◆ Recorded information ◆
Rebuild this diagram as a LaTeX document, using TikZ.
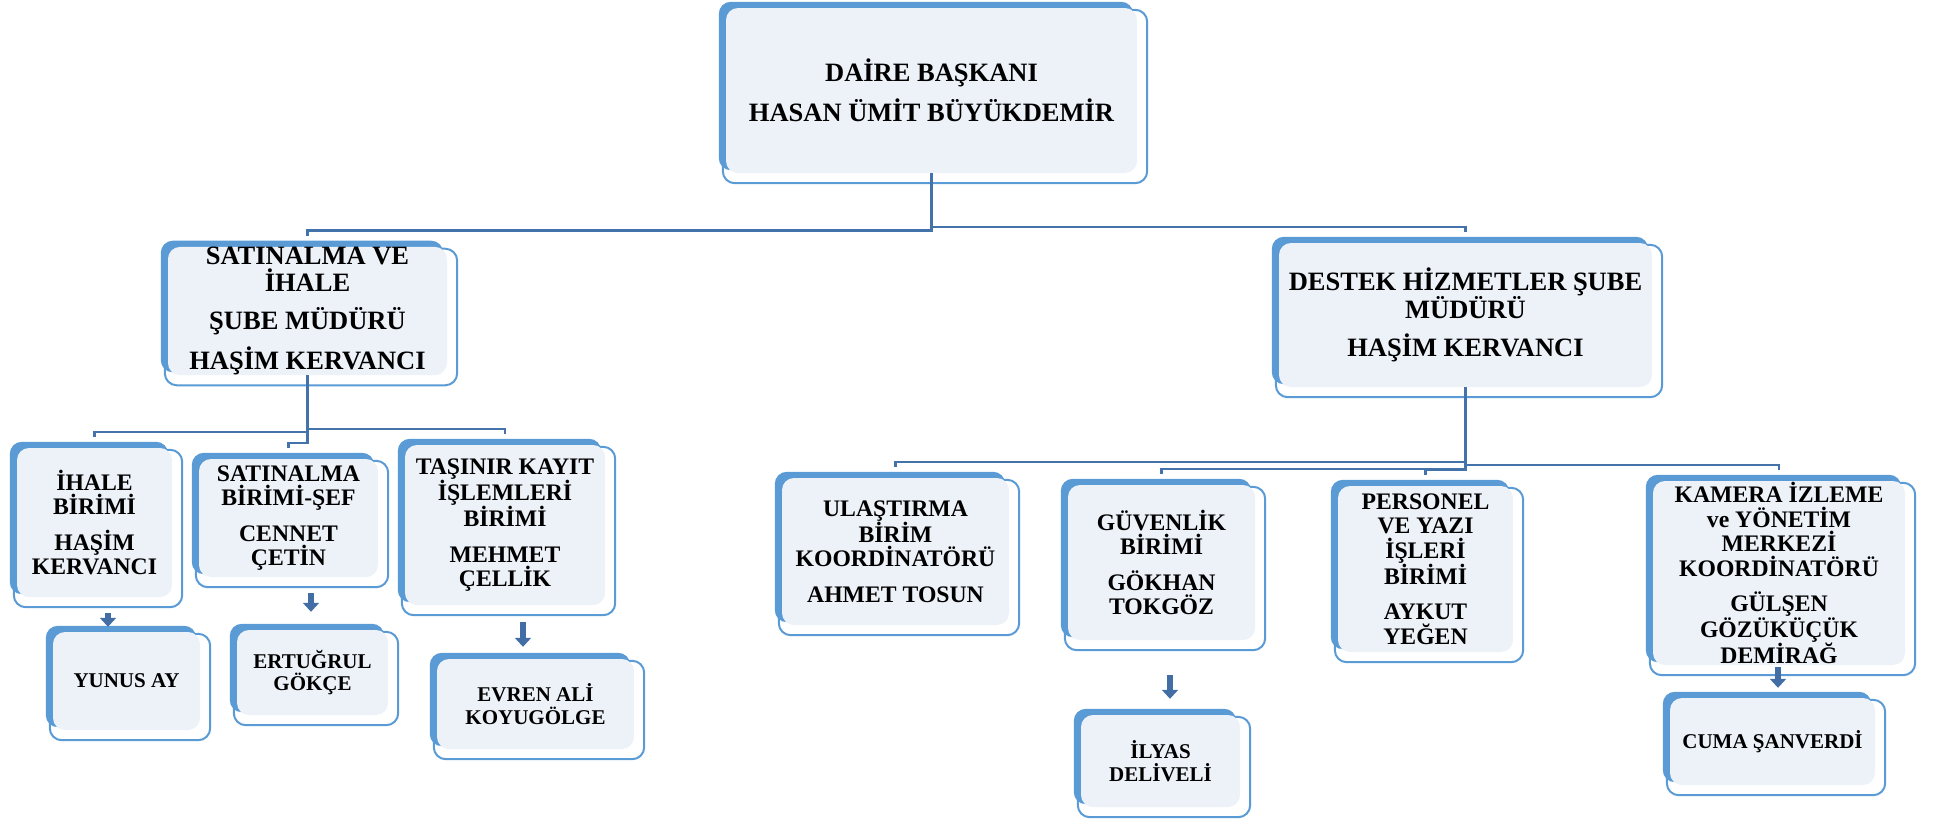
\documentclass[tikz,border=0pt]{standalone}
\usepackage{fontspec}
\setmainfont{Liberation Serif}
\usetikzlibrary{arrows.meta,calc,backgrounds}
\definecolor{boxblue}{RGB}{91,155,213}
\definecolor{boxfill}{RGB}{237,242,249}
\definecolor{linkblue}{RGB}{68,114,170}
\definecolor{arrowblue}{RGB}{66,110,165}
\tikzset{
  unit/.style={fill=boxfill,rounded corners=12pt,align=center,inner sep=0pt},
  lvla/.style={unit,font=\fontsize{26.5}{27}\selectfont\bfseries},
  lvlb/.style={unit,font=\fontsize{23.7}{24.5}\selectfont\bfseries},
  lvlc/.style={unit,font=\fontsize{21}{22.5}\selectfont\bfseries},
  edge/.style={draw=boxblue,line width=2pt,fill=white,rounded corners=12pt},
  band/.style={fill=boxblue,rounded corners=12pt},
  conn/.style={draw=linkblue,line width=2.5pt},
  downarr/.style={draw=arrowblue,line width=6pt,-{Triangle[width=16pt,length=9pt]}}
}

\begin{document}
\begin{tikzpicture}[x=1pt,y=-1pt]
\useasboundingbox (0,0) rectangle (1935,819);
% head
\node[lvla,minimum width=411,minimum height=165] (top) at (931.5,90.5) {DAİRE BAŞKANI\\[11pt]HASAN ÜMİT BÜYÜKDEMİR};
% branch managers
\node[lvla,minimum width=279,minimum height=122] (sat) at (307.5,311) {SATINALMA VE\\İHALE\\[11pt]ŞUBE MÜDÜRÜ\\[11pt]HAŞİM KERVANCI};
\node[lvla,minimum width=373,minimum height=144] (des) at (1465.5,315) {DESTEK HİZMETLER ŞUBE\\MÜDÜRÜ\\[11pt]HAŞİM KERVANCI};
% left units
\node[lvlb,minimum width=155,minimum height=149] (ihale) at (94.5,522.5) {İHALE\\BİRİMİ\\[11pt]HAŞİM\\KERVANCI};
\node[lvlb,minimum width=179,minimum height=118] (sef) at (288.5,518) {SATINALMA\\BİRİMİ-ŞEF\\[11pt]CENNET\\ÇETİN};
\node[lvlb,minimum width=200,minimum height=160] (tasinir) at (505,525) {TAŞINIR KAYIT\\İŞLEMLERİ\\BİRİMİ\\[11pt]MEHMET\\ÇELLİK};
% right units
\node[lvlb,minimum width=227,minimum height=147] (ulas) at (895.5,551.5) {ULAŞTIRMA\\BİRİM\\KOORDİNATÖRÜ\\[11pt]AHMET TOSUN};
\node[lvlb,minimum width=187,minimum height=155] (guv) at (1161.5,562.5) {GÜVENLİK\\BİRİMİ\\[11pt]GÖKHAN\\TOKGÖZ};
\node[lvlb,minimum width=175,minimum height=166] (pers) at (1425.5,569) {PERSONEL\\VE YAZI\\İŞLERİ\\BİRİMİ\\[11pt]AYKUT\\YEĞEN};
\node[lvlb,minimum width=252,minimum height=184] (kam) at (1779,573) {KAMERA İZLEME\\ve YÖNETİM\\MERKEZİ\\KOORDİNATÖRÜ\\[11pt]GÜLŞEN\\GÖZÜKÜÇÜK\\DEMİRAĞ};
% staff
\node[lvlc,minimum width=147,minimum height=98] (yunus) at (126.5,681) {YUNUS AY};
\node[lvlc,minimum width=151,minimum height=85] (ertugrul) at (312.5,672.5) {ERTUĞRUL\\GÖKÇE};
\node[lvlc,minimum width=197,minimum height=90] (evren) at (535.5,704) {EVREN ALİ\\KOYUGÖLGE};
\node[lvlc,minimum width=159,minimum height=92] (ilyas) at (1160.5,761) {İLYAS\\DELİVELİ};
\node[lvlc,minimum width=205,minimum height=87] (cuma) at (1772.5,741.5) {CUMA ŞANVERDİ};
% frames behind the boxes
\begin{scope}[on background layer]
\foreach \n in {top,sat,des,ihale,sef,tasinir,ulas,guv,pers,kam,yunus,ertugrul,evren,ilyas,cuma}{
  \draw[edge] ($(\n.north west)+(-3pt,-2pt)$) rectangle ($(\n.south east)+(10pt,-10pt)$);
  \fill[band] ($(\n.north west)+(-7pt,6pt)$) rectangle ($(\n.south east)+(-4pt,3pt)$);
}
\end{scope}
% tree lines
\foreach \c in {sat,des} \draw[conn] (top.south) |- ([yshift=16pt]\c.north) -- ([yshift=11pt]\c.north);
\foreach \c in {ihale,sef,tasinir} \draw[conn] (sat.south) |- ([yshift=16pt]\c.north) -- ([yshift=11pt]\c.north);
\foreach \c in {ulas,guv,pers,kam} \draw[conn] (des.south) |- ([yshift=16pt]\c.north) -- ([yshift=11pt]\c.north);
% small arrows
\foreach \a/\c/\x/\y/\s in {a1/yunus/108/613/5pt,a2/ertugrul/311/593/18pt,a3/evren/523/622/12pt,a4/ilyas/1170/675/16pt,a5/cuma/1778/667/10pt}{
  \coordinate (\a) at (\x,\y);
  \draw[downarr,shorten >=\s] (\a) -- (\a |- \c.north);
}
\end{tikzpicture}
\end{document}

◆ Directions ◆
Print the full listing exactly, dropping the pictures.

◆ Task result ◆
Rebuild this diagram as a LaTeX document, using TikZ.
\documentclass[tikz,border=0pt]{standalone}
\usepackage{fontspec}
\setmainfont{Liberation Serif}
\usetikzlibrary{arrows.meta,calc,backgrounds}
\definecolor{boxblue}{RGB}{91,155,213}
\definecolor{boxfill}{RGB}{237,242,249}
\definecolor{linkblue}{RGB}{68,114,170}
\definecolor{arrowblue}{RGB}{66,110,165}
\tikzset{
  unit/.style={fill=boxfill,rounded corners=12pt,align=center,inner sep=0pt},
  lvla/.style={unit,font=\fontsize{26.5}{27}\selectfont\bfseries},
  lvlb/.style={unit,font=\fontsize{23.7}{24.5}\selectfont\bfseries},
  lvlc/.style={unit,font=\fontsize{21}{22.5}\selectfont\bfseries},
  edge/.style={draw=boxblue,line width=2pt,fill=white,rounded corners=12pt},
  band/.style={fill=boxblue,rounded corners=12pt},
  conn/.style={draw=linkblue,line width=2.5pt},
  downarr/.style={draw=arrowblue,line width=6pt,-{Triangle[width=16pt,length=9pt]}}
}

\begin{document}
\begin{tikzpicture}[x=1pt,y=-1pt]
\useasboundingbox (0,0) rectangle (1935,819);
% head
\node[lvla,minimum width=411,minimum height=165] (top) at (931.5,90.5) {DAİRE BAŞKANI\\[11pt]HASAN ÜMİT BÜYÜKDEMİR};
% branch managers
\node[lvla,minimum width=279,minimum height=122] (sat) at (307.5,311) {SATINALMA VE\\İHALE\\[11pt]ŞUBE MÜDÜRÜ\\[11pt]HAŞİM KERVANCI};
\node[lvla,minimum width=373,minimum height=144] (des) at (1465.5,315) {DESTEK HİZMETLER ŞUBE\\MÜDÜRÜ\\[11pt]HAŞİM KERVANCI};
% left units
\node[lvlb,minimum width=155,minimum height=149] (ihale) at (94.5,522.5) {İHALE\\BİRİMİ\\[11pt]HAŞİM\\KERVANCI};
\node[lvlb,minimum width=179,minimum height=118] (sef) at (288.5,518) {SATINALMA\\BİRİMİ-ŞEF\\[11pt]CENNET\\ÇETİN};
\node[lvlb,minimum width=200,minimum height=160] (tasinir) at (505,525) {TAŞINIR KAYIT\\İŞLEMLERİ\\BİRİMİ\\[11pt]MEHMET\\ÇELLİK};
% right units
\node[lvlb,minimum width=227,minimum height=147] (ulas) at (895.5,551.5) {ULAŞTIRMA\\BİRİM\\KOORDİNATÖRÜ\\[11pt]AHMET TOSUN};
\node[lvlb,minimum width=187,minimum height=155] (guv) at (1161.5,562.5) {GÜVENLİK\\BİRİMİ\\[11pt]GÖKHAN\\TOKGÖZ};
\node[lvlb,minimum width=175,minimum height=166] (pers) at (1425.5,569) {PERSONEL\\VE YAZI\\İŞLERİ\\BİRİMİ\\[11pt]AYKUT\\YEĞEN};
\node[lvlb,minimum width=252,minimum height=184] (kam) at (1779,573) {KAMERA İZLEME\\ve YÖNETİM\\MERKEZİ\\KOORDİNATÖRÜ\\[11pt]GÜLŞEN\\GÖZÜKÜÇÜK\\DEMİRAĞ};
% staff
\node[lvlc,minimum width=147,minimum height=98] (yunus) at (126.5,681) {YUNUS AY};
\node[lvlc,minimum width=151,minimum height=85] (ertugrul) at (312.5,672.5) {ERTUĞRUL\\GÖKÇE};
\node[lvlc,minimum width=197,minimum height=90] (evren) at (535.5,704) {EVREN ALİ\\KOYUGÖLGE};
\node[lvlc,minimum width=159,minimum height=92] (ilyas) at (1160.5,761) {İLYAS\\DELİVELİ};
\node[lvlc,minimum width=205,minimum height=87] (cuma) at (1772.5,741.5) {CUMA ŞANVERDİ};
% frames behind the boxes
\begin{scope}[on background layer]
\foreach \n in {top,sat,des,ihale,sef,tasinir,ulas,guv,pers,kam,yunus,ertugrul,evren,ilyas,cuma}{
  \draw[edge] ($(\n.north west)+(-3pt,-2pt)$) rectangle ($(\n.south east)+(10pt,-10pt)$);
  \fill[band] ($(\n.north west)+(-7pt,6pt)$) rectangle ($(\n.south east)+(-4pt,3pt)$);
}
\end{scope}
% tree lines
\foreach \c in {sat,des} \draw[conn] (top.south) |- ([yshift=16pt]\c.north) -- ([yshift=11pt]\c.north);
\foreach \c in {ihale,sef,tasinir} \draw[conn] (sat.south) |- ([yshift=16pt]\c.north) -- ([yshift=11pt]\c.north);
\foreach \c in {ulas,guv,pers,kam} \draw[conn] (des.south) |- ([yshift=16pt]\c.north) -- ([yshift=11pt]\c.north);
% small arrows
\foreach \a/\c/\x/\y/\s in {a1/yunus/108/613/5pt,a2/ertugrul/311/593/18pt,a3/evren/523/622/12pt,a4/ilyas/1170/675/16pt,a5/cuma/1778/667/10pt}{
  \coordinate (\a) at (\x,\y);
  \draw[downarr,shorten >=\s] (\a) -- (\a |- \c.north);
}
\end{tikzpicture}
\end{document}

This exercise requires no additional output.